> **Entries**
(begin)

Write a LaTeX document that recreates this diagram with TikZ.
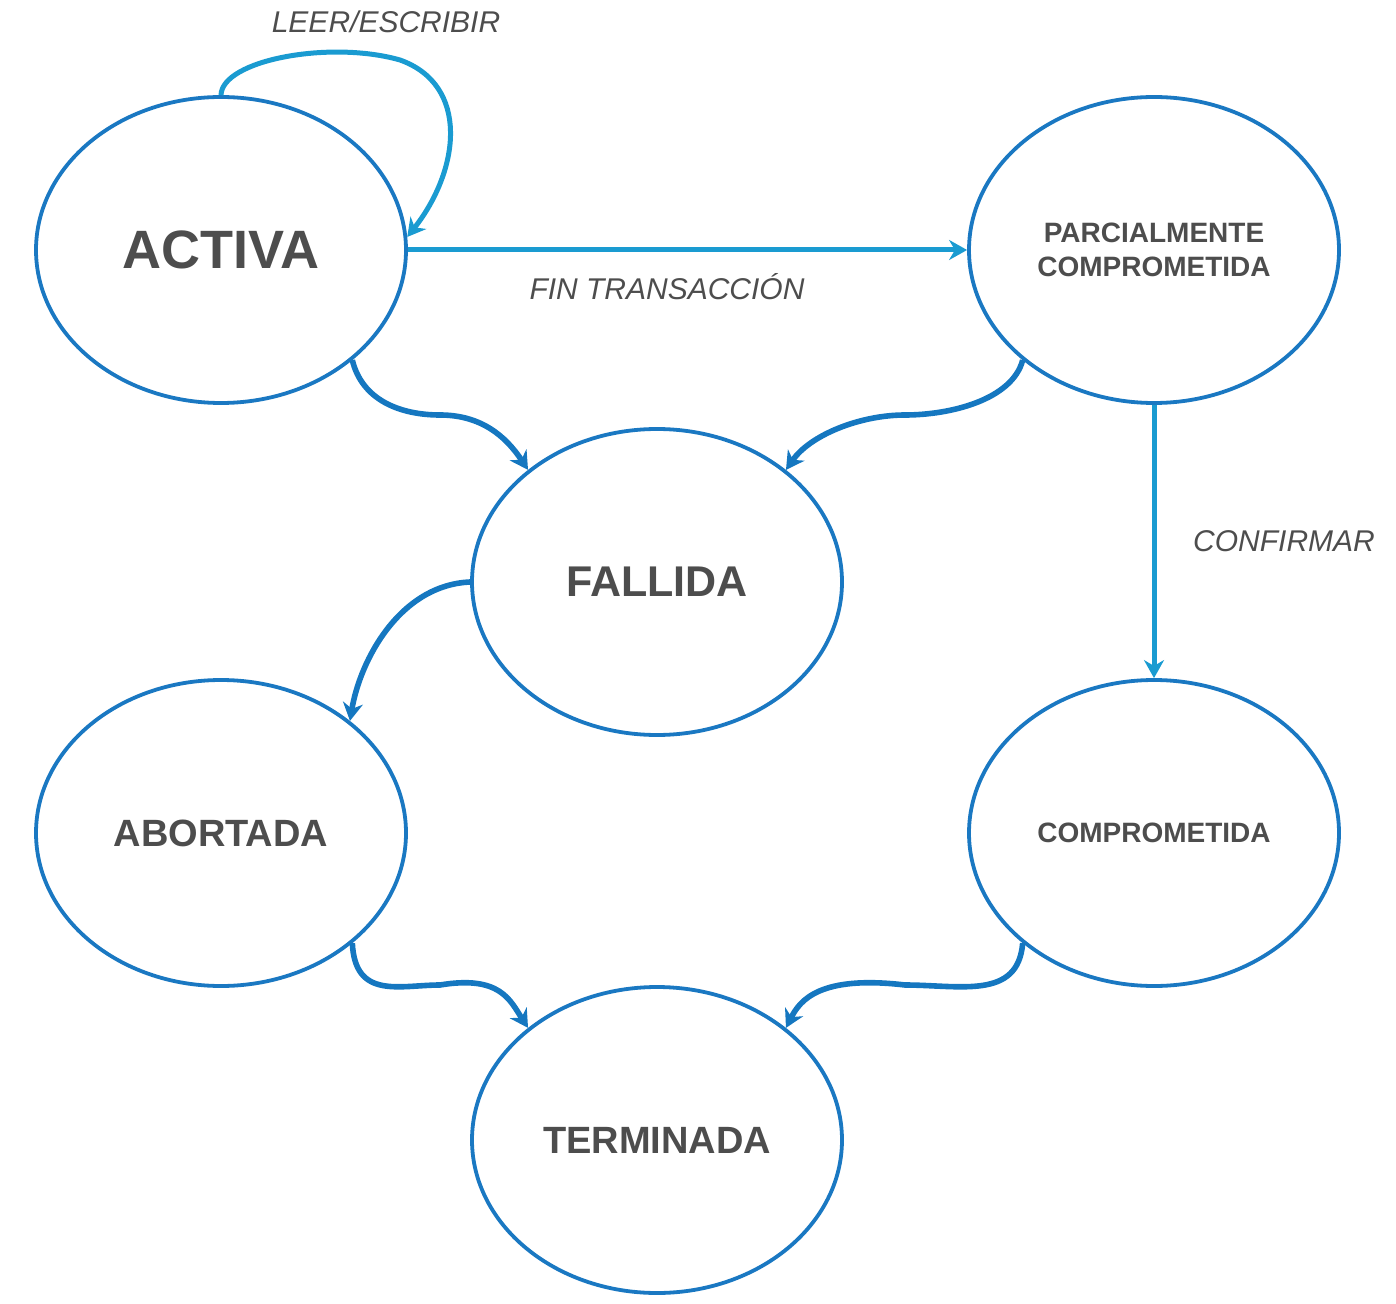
\documentclass[tikz,border=0pt]{standalone}
\usepackage{fontspec}
\setmainfont{Liberation Sans}
\usetikzlibrary{shapes.geometric,arrows.meta}
\definecolor{ell}{HTML}{1A78C2}
\definecolor{arr}{HTML}{1577C0}
\definecolor{lite}{HTML}{1A9BD1}
\definecolor{txt}{HTML}{4D4D4D}
\begin{document}
\begin{tikzpicture}[x=0.5pt,y=-0.5pt,
  st/.style={ellipse,draw=ell,line width=1.9pt,minimum width=185pt,minimum height=153pt,inner sep=0pt,text=txt,font=\bfseries,align=center},
  ar/.style={draw=arr,line width=2.8pt,-{Stealth[length=9pt,width=10pt]}},
  la/.style={draw=lite,line width=2.5pt,-{Stealth[length=9pt,width=10pt]}},
  lab/.style={text=txt,font=\itshape\fontsize{15}{17}\selectfont}]
\useasboundingbox (0,0) rectangle (1396,1304);
\node[st,font=\bfseries\fontsize{27}{30}\selectfont] (act) at (221,250) {ACTIVA};
\node[st,font=\bfseries\fontsize{14}{17}\selectfont] (par) at (1154,250) {PARCIALMENTE\\COMPROMETIDA};
\node[st,font=\bfseries\fontsize{21.5}{24}\selectfont] (fal) at (657,582) {FALLIDA};
\node[st,font=\bfseries\fontsize{19}{22}\selectfont] (abo) at (221,833) {ABORTADA};
\node[st,font=\bfseries\fontsize{14}{17}\selectfont] (com) at (1154,833) {COMPROMETIDA};
\node[st,font=\bfseries\fontsize{19}{22}\selectfont] (ter) at (657,1140) {TERMINADA};
\draw[la] (act.90) .. controls (222,60) and (330,40) .. (400,60) .. controls (470,85) and (460,170) .. (act.4);
\node[lab] (l1) at (386,22) {LEER/ESCRIBIR};
\draw[la] (act.0) -- (par.180);
\node[lab] (l2) at (667,287) {FIN TRANSACCIÓN};
\draw[la] (par.-90) -- (com.90);
\node[lab] (l3) at (1284,541) {CONFIRMAR};
\draw[ar] (act.-40) .. controls (362,400) and (400,415) .. (440,415) .. controls (480,415) and (505,435) .. (fal.139);
\draw[ar] (par.-140) .. controls (1012,400) and (950,415) .. (905,415) .. controls (860,415) and (810,435) .. (fal.41);
\draw[ar] (fal.180) .. controls (400,585) and (360,660) .. (abo.41);
\draw[ar] (abo.-40) .. controls (355,1000) and (400,985) .. (440,985) .. controls (500,975) and (510,1000) .. (ter.139);
\draw[ar] (com.-140) .. controls (1018,1000) and (960,985) .. (905,985) .. controls (820,975) and (800,1000) .. (ter.41);
\end{tikzpicture}
\end{document}
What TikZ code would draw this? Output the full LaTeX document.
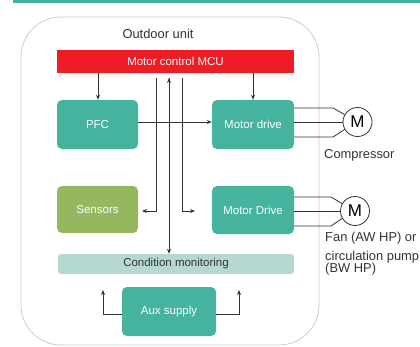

(end)

> **The exercise**
Print out every entry above without changing a word, and leave out the pictures.

> **Task result**
Write a LaTeX document that recreates this diagram with TikZ.
\documentclass[tikz,border=0pt]{standalone}
\usepackage{fontspec}
\setmainfont{Liberation Sans}
\usetikzlibrary{shapes.geometric,arrows.meta}
\definecolor{ell}{HTML}{1A78C2}
\definecolor{arr}{HTML}{1577C0}
\definecolor{lite}{HTML}{1A9BD1}
\definecolor{txt}{HTML}{4D4D4D}
\begin{document}
\begin{tikzpicture}[x=0.5pt,y=-0.5pt,
  st/.style={ellipse,draw=ell,line width=1.9pt,minimum width=185pt,minimum height=153pt,inner sep=0pt,text=txt,font=\bfseries,align=center},
  ar/.style={draw=arr,line width=2.8pt,-{Stealth[length=9pt,width=10pt]}},
  la/.style={draw=lite,line width=2.5pt,-{Stealth[length=9pt,width=10pt]}},
  lab/.style={text=txt,font=\itshape\fontsize{15}{17}\selectfont}]
\useasboundingbox (0,0) rectangle (1396,1304);
\node[st,font=\bfseries\fontsize{27}{30}\selectfont] (act) at (221,250) {ACTIVA};
\node[st,font=\bfseries\fontsize{14}{17}\selectfont] (par) at (1154,250) {PARCIALMENTE\\COMPROMETIDA};
\node[st,font=\bfseries\fontsize{21.5}{24}\selectfont] (fal) at (657,582) {FALLIDA};
\node[st,font=\bfseries\fontsize{19}{22}\selectfont] (abo) at (221,833) {ABORTADA};
\node[st,font=\bfseries\fontsize{14}{17}\selectfont] (com) at (1154,833) {COMPROMETIDA};
\node[st,font=\bfseries\fontsize{19}{22}\selectfont] (ter) at (657,1140) {TERMINADA};
\draw[la] (act.90) .. controls (222,60) and (330,40) .. (400,60) .. controls (470,85) and (460,170) .. (act.4);
\node[lab] (l1) at (386,22) {LEER/ESCRIBIR};
\draw[la] (act.0) -- (par.180);
\node[lab] (l2) at (667,287) {FIN TRANSACCIÓN};
\draw[la] (par.-90) -- (com.90);
\node[lab] (l3) at (1284,541) {CONFIRMAR};
\draw[ar] (act.-40) .. controls (362,400) and (400,415) .. (440,415) .. controls (480,415) and (505,435) .. (fal.139);
\draw[ar] (par.-140) .. controls (1012,400) and (950,415) .. (905,415) .. controls (860,415) and (810,435) .. (fal.41);
\draw[ar] (fal.180) .. controls (400,585) and (360,660) .. (abo.41);
\draw[ar] (abo.-40) .. controls (355,1000) and (400,985) .. (440,985) .. controls (500,975) and (510,1000) .. (ter.139);
\draw[ar] (com.-140) .. controls (1018,1000) and (960,985) .. (905,985) .. controls (820,975) and (800,1000) .. (ter.41);
\end{tikzpicture}
\end{document}
What TikZ code would draw this? Output the full LaTeX document.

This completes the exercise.